A project that injures someone or damages laboratory equipment is not successful, no matter how good the idea sounds. Always design with protection and safe testing in mind.
How to Defend Your Project Confidently
During project defense, do not memorize only the abstract. Understand your system from beginning to end. Be ready to explain why you chose each component, how the circuit works, what the code does, what tests you performed, and what limitations remain. Examiners respect honesty more than exaggerated claims.
Practice your demonstration before the defense day. Check your power supply, sensors, wires, display, relays, laptop, and backup materials. If the project depends on internet connection, prepare a local demonstration mode or screenshots of previous results. A small preparation step can save you from embarrassment.
How to Add Research Value
A final year project becomes stronger when it includes comparison or improvement. For example, compare energy use before and after automation, compare solar charging with and without MPPT, compare measured voltage drop with calculated value, or compare motor speed response under different loads. These comparisons show engineering analysis.

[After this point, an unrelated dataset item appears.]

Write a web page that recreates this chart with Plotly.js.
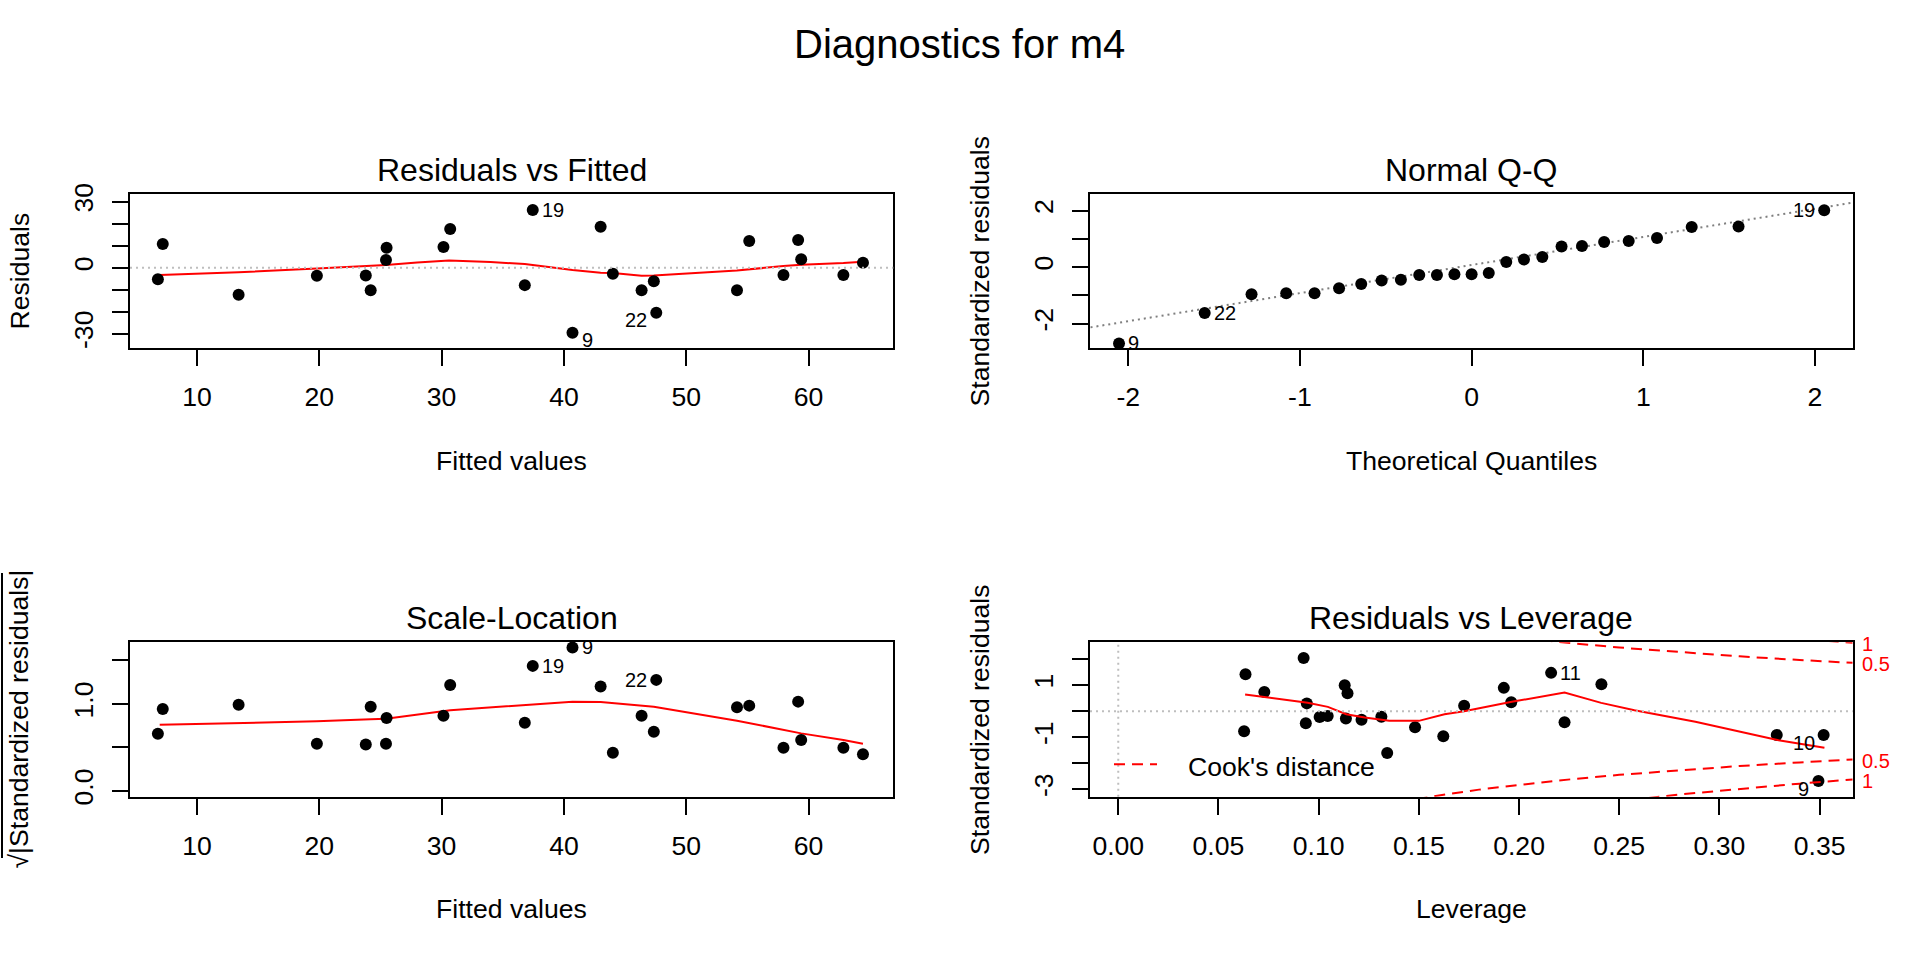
<!DOCTYPE html>
<html>
<head>
<meta charset="utf-8">
<script src="https://cdn.plot.ly/plotly-3.0.1.min.js"></script>
<style>html,body{margin:0;padding:0;background:#fff;}#plot{width:1920px;height:960px;}</style>
</head>
<body>
<div id="plot"></div>
<script>
// ---------------- data ----------------
// Residuals vs Fitted / Scale-Location (same observations, same order)
const fitted = [6.8,7.2,13.4,19.8,23.8,24.2,25.45,25.5,30.15,30.7,36.8,37.45,40.7,43.0,44.0,46.35,47.35,47.55,54.15,55.15,57.95,59.15,59.4,62.85,64.45];
const residuals = [-5.2,10.8,-12.3,-3.6,-3.5,-10.2,3.5,9.1,9.4,17.6,-7.9,26.2,-29.5,18.6,-2.7,-10.2,-6.1,-20.5,-10.2,12.1,-3.3,12.6,3.9,-3.3,2.3];
const sqrtAbsStdRes = [0.658,0.942,0.992,0.542,0.535,0.969,0.542,0.838,0.865,1.219,0.785,1.438,1.65,1.20,0.438,0.865,0.681,1.277,0.962,0.981,0.496,1.027,0.585,0.496,0.423];
// smoother lines
const smoothFitX = [6.95,13.4,19.8,23.8,25.45,28.0,30.6,34.0,36.8,40.7,43.0,44.0,46.35,47.35,54.15,57.95,59.4,62.85,64.45];
const smoothResY = [-3.33,-2.1,-0.3,0.76,1.2,2.4,3.33,2.6,1.67,-1.06,-2.27,-2.4,-3.6,-3.5,-1.2,0.76,1.36,2.1,2.7];
const smoothSLX = [6.95,13.4,19.8,24.2,25.45,30.7,36.8,40.7,43.0,46.35,47.35,54.15,57.95,59.4,62.85,64.45];
const smoothSLY = [0.762,0.781,0.80,0.823,0.831,0.927,0.992,1.027,1.023,0.985,0.969,0.808,0.70,0.662,0.585,0.542];
// Normal Q-Q
const theoQ = [-2.054,-1.555,-1.282,-1.080,-0.915,-0.772,-0.643,-0.524,-0.412,-0.305,-0.202,-0.100,0,0.100,0.202,0.305,0.412,0.524,0.643,0.772,0.915,1.080,1.282,1.555,2.054];
const qqStdRes = [-2.70,-1.62,-0.96,-0.92,-0.92,-0.75,-0.60,-0.47,-0.45,-0.28,-0.28,-0.25,-0.25,-0.21,0.18,0.27,0.36,0.73,0.75,0.89,0.92,1.03,1.42,1.44,2.01];
const qqLineX = [-2.22, 2.22];
const qqLineY = [-2.13, 2.28];
// Residuals vs Leverage
const leverage = [0.0635,0.0628,0.0729,0.0925,0.0936,0.0941,0.1005,0.1045,0.1130,0.1144,0.1136,0.1214,0.1313,0.1342,0.1481,0.1622,0.1726,0.1924,0.1961,0.2160,0.2227,0.2411,0.3286,0.3520,0.3494];
const levStdRes = [1.425,-0.774,0.740,2.045,-0.460,0.300,-0.222,-0.185,0.995,0.690,-0.280,-0.330,-0.210,-1.605,-0.615,-0.960,0.205,0.897,0.346,1.474,-0.423,1.038,-0.915,-0.915,-2.685];
const smoothLevX = [0.0633,0.0945,0.1046,0.1138,0.123,0.1352,0.150,0.1628,0.1726,0.1964,0.2227,0.241,0.2576,0.288,0.3295,0.3524];
const smoothLevY = [0.641,0.32,0.167,-0.115,-0.244,-0.372,-0.372,-0.115,0.0,0.359,0.718,0.32,0.038,-0.41,-1.115,-1.41];
const cookLev05 = [0.14,0.15,0.16,0.18,0.20,0.22,0.25,0.28,0.31,0.34,0.3665];
const cook05 = [3.505,3.367,3.240,3.018,2.828,2.663,2.449,2.268,2.110,1.970,1.859];
const cookLev1 = [0.22,0.25,0.28,0.31,0.34,0.3665];
const cook1 = [3.766,3.464,3.207,2.984,2.787,2.629];
const cookLabelText = ['1','0.5','0.5','1'];
const cookLabelY = [-2.629,-1.859,1.859,2.629];
// labelled observations
const idP1 = [{x:37.45,y:26.2,t:'19',side:'r',dy:0},{x:40.7,y:-29.5,t:'9',side:'r',dy:-7},{x:47.55,y:-20.5,t:'22',side:'l',dy:-7}];
const idP2 = [{x:-2.054,y:-2.70,t:'9',side:'r',dy:0},{x:-1.555,y:-1.62,t:'22',side:'r',dy:0},{x:2.054,y:2.01,t:'19',side:'l',dy:0}];
const idP3 = [{x:40.7,y:1.65,t:'9',side:'r',dy:0},{x:37.45,y:1.438,t:'19',side:'r',dy:0},{x:47.55,y:1.277,t:'22',side:'l',dy:0}];
const idP4 = [{x:0.2160,y:1.474,t:'11',side:'r',dy:0},{x:0.3520,y:-0.915,t:'10',side:'l',dy:-8},{x:0.3494,y:-2.685,t:'9',side:'l',dy:-8}];
// tick labels
const fitTicks = [10,20,30,40,50,60];
const resTickVals = [-30,-20,-10,0,10,20,30];
const resTickText = ['-30','','','0','','','30'];
const qqXTicks = [-2,-1,0,1,2];
const qqYVals = [-2,-1,0,1,2];
const qqYText = ['-2','','0','','2'];
const slYVals = [0,0.5,1.0,1.5];
const slYText = ['0.0','','1.0',''];
const levXVals = [0,0.05,0.10,0.15,0.20,0.25,0.30,0.35];
const levXText = ['0.00','0.05','0.10','0.15','0.20','0.25','0.30','0.35'];
const levYVals = [-3,-2,-1,0,1,2];
const levYText = ['-3','','-1','','1',''];

// ---------------- layout helpers ----------------
const W = 1920, H = 960;
const px = v => v / W;
const py = v => 1 - v / H;
const FONT = 'Liberation Sans, Arial, Helvetica, sans-serif';
const TICKF = 26.6, IDF = 20;

function xAxis(dom, range, vals, text, anchor) {
  return {domain: dom, range: range, anchor: anchor, tickmode: 'array', tickvals: vals, ticktext: text,
    ticks: 'outside', ticklen: 16, tickwidth: 2, tickcolor: '#000', showline: true, linewidth: 2, linecolor: '#000',
    mirror: true, showgrid: false, zeroline: false, tickfont: {family: FONT, size: TICKF, color: '#000'},
    ticklabelstandoff: 8, fixedrange: true};
}
function yAxis(dom, range, vals, text, anchor) {
  const a = xAxis(dom, range, vals, text, anchor);
  a.tickangle = -90;
  a.ticklabelstandoff = 8;
  return a;
}

const P1x = [px(130), px(893.3)], P1y = [py(348.3), py(194)];
const P2x = [px(1090), px(1852.7)], P2y = P1y;
const P3x = P1x, P3y = [py(796.7), py(641.7)];
const P4x = P2x, P4y = [py(796.7), py(642.3)];

const pts = (x, y, xa, ya) => ({x: x, y: y, xaxis: xa, yaxis: ya, type: 'scatter', mode: 'markers',
  marker: {color: '#000', size: 12, line: {width: 0}}, hoverinfo: 'skip', showlegend: false, cliponaxis: false});
const line = (x, y, xa, ya, color, dash, width) => ({x: x, y: y, xaxis: xa, yaxis: ya, type: 'scatter', mode: 'lines',
  line: {color: color, dash: dash, width: width}, hoverinfo: 'skip', showlegend: false});

const COOKDASH = '11px,7px';
const traces = [
  line(smoothFitX, smoothResY, 'x', 'y', '#FF0000', 'solid', 2),
  pts(fitted, residuals, 'x', 'y'),
  line(qqLineX, qqLineY, 'x2', 'y2', '#7F7F7F', '2px,4px', 2),
  pts(theoQ, qqStdRes, 'x2', 'y2'),
  line(smoothSLX, smoothSLY, 'x3', 'y3', '#FF0000', 'solid', 2),
  pts(fitted, sqrtAbsStdRes, 'x3', 'y3'),
  pts(leverage, levStdRes, 'x4', 'y4'),
  line(smoothLevX, smoothLevY, 'x4', 'y4', '#FF0000', 'solid', 2),
  line(cookLev05, cook05, 'x4', 'y4', '#FF0000', COOKDASH, 2),
  line(cookLev05, cook05.map(v => -v), 'x4', 'y4', '#FF0000', COOKDASH, 2),
  line(cookLev1, cook1, 'x4', 'y4', '#FF0000', COOKDASH, 2),
  line(cookLev1, cook1.map(v => -v), 'x4', 'y4', '#FF0000', COOKDASH, 2)
];

const ann = [];
function txt(x, y, t, size, opts) {
  ann.push(Object.assign({x: px(x), y: py(y), xref: 'paper', yref: 'paper', text: t, showarrow: false,
    font: {family: FONT, size: size, color: '#000'}, xanchor: 'center', yanchor: 'middle', borderpad: 0}, opts || {}));
}
txt(959, 44, 'Diagnostics for m4', 40);
txt(511.7, 169.7, 'Residuals vs Fitted', 32);
txt(1471.3, 169.7, 'Normal Q-Q', 32);
txt(511.7, 618, 'Scale-Location', 32);
txt(1471.3, 618, 'Residuals vs Leverage', 32);
txt(511.7, 461, 'Fitted values', TICKF);
txt(1471.3, 461, 'Theoretical Quantiles', TICKF);
txt(511.7, 909, 'Fitted values', TICKF);
txt(1471.3, 909, 'Leverage', TICKF);
txt(19.5, 271, 'Residuals', TICKF, {textangle: -90});
txt(979.5, 271, 'Standardized residuals', TICKF, {textangle: -90});
txt(18.5, 719, '\u221A|Standardized residuals|', TICKF, {textangle: -90});
txt(979.5, 719.5, 'Standardized residuals', TICKF, {textangle: -90});
txt(1186.7, 766.7, "Cook's distance", TICKF, {xanchor: 'left'});

function ids(list, xa, ya) {
  list.forEach(d => ann.push({x: d.x, y: d.y, xref: xa, yref: ya, text: d.t, showarrow: false,
    font: {family: FONT, size: IDF, color: '#000'}, xanchor: d.side === 'r' ? 'left' : 'right', yanchor: 'middle',
    xshift: d.side === 'r' ? 8 : -8, yshift: d.dy, borderpad: 0}));
}
ids(idP1, 'x', 'y'); ids(idP2, 'x2', 'y2'); ids(idP3, 'x3', 'y3'); ids(idP4, 'x4', 'y4');
// Cook's distance contour labels in the right margin of the leverage panel
cookLabelY.forEach((v, i) => ann.push({x: 1, y: v, xref: 'x4 domain', yref: 'y4', text: cookLabelText[i], showarrow: false,
  font: {family: FONT, size: IDF, color: '#FF0000'}, xanchor: 'left', yanchor: 'middle', xshift: 8, yshift: -1, borderpad: 0}));

const shapes = [
  {type: 'line', xref: 'x domain', yref: 'y', x0: 0, x1: 1, y0: 0, y1: 0, line: {color: '#BEBEBE', width: 2, dash: '2px,4px'}},
  {type: 'line', xref: 'x4 domain', yref: 'y4', x0: 0, x1: 1, y0: 0, y1: 0, line: {color: '#BEBEBE', width: 2, dash: '2px,4px'}},
  {type: 'line', xref: 'x4', yref: 'y4 domain', x0: 0, x1: 0, y0: 0, y1: 1, line: {color: '#BEBEBE', width: 2, dash: '2px,4px'}},
  {type: 'line', xref: 'paper', yref: 'paper', x0: px(1114), x1: px(1157), y0: py(764.3), y1: py(764.3), line: {color: '#FF0000', width: 2, dash: COOKDASH}},
  {type: 'line', xref: 'paper', yref: 'paper', x0: px(2), x1: px(2), y0: py(573), y1: py(858), line: {color: '#000', width: 2}}
];

const layout = {
  width: W, height: H, margin: {l: 0, r: 0, t: 0, b: 0}, paper_bgcolor: '#fff', plot_bgcolor: '#fff',
  showlegend: false, font: {family: FONT, color: '#000'},
  xaxis: xAxis(P1x, [4.52, 66.93], fitTicks, fitTicks.map(String), 'y'),
  yaxis: yAxis(P1y, [-36.6, 33.5], resTickVals, resTickText, 'x'),
  xaxis2: xAxis(P2x, [-2.223, 2.22], qqXTicks, qqXTicks.map(String), 'y2'),
  yaxis2: yAxis(P2y, [-2.87, 2.585], qqYVals, qqYText, 'x2'),
  xaxis3: xAxis(P3x, [4.52, 66.93], fitTicks, fitTicks.map(String), 'y3'),
  yaxis3: yAxis(P3y, [-0.066, 1.716], slYVals, slYText, 'x3'),
  xaxis4: xAxis(P4x, [-0.0141, 0.3665], levXVals, levXText, 'y4'),
  yaxis4: yAxis(P4y, [-3.29, 2.65], levYVals, levYText, 'x4'),
  annotations: ann, shapes: shapes
};
Plotly.newPlot('plot', traces, layout, {staticPlot: true, displayModeBar: false});
</script>
</body>
</html>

Also include limitations and future work. No student project is perfect. Explaining what can be improved later shows maturity and helps future students build on your work.
TeezabSpot’s Conclusion
Final year project is a big opportunity for Electrical and Electronics Engineering students to show practical skill, creativity, and technical understanding. Choose a topic that solves a real problem, can be built safely, and can be tested clearly.
Whether you choose smart metering, solar power, automation, power electronics, transformer monitoring, or cable fault detection, focus on neat implementation and honest results. A well-tested simple project is better than a complicated project that cannot be explained.